Allein die Fähigkeit, in zwei Minuten eine Eröffnungsrede für einen bevorstehenden Dialog strukturieren und überzeugend vortragen zu können, ist Gold wert. Ein gutes Training für Vorstellungsgespräche, in denen man auf den Punkt überzeugen möchte. Mir hat diese Übung in meiner Karriere sehr geholfen – ob ich mich als Student um einen Praktikumsplatz beworben habe oder heute im Job, wenn ich selbst Bewerber beurteile.

Wie debattieren Sie eigentlich im Privatleben? Muss man da Angst haben, nicht gegen Sie anzukommen?
(lacht): Ich denke nicht. Also mit meiner Freundin gibt es da zum Beispiel keine Probleme, wohl auch deswegen, weil wir sehr verschieden sind. Als Zahnärztin ist sie zum einen beruflich anders orientiert, aber auch sonst unterscheiden wir uns regelmäßig in unseren Ansichten, ohne dass das ein Problem darstellt.
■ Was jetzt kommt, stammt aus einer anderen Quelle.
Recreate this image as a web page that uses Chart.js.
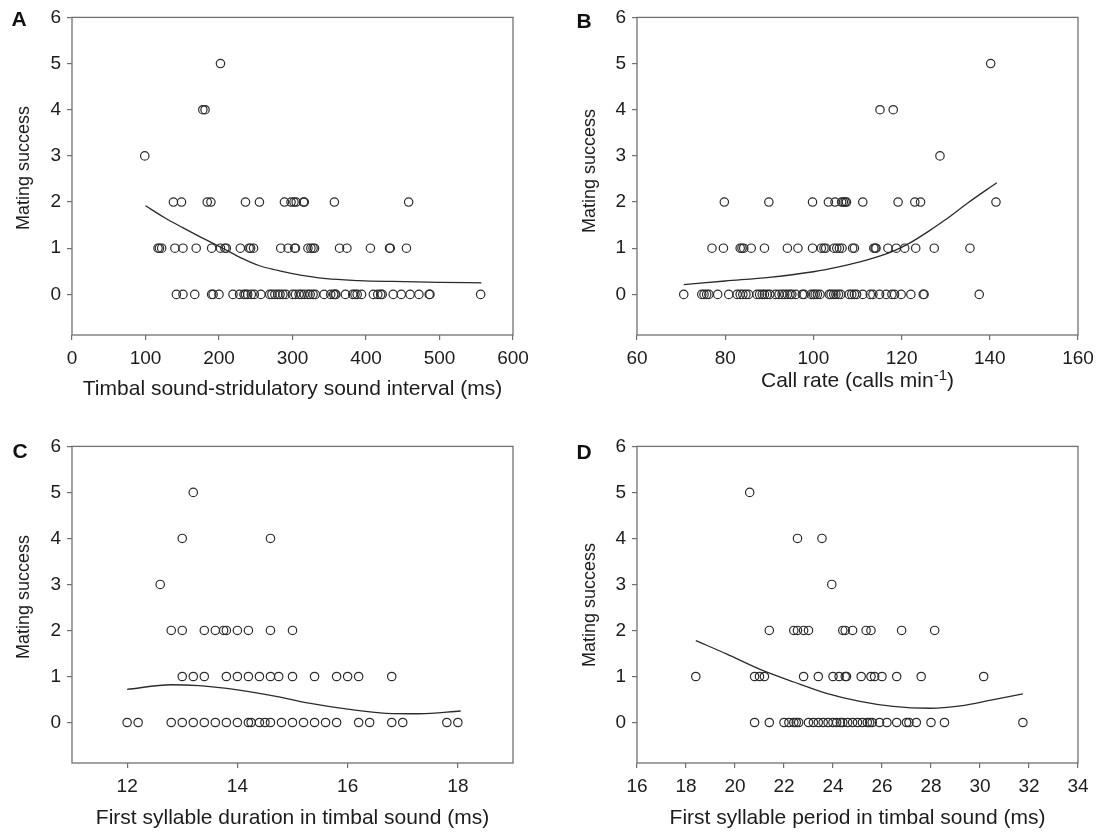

Letztendlich liegt der Reiz einer Debatte doch genau darin, sich durch eine andere Meinung weiterzuentwickeln.

Was halten Sie von der politischen Debattenkultur in Deutschland?
Wir können zufrieden sein. Der Ton ist angemessen, die Diskutanten bleiben meistens sachlich. Und anders als zum Beispiel in den USA finden politische Auseinandersetzungen nicht als Show auf der großen Bühne statt, das schätze ich.

Hilft hier das Debattieren, um Demokratie zu stärken?
Man darf nie aufhören miteinander zu reden.

Zur Person

Tim Henning wurde 1990 in Sachsen-Anhalt geboren, zog mit sieben Jahren mit seiner Familie nach Schneeberg (Sachsen), wo er auch Abitur machte. Sein Vater ist Ingenieur, seine Mutter ausgebildete Opernsängerin (heute arbeitet sie als Pädagogin).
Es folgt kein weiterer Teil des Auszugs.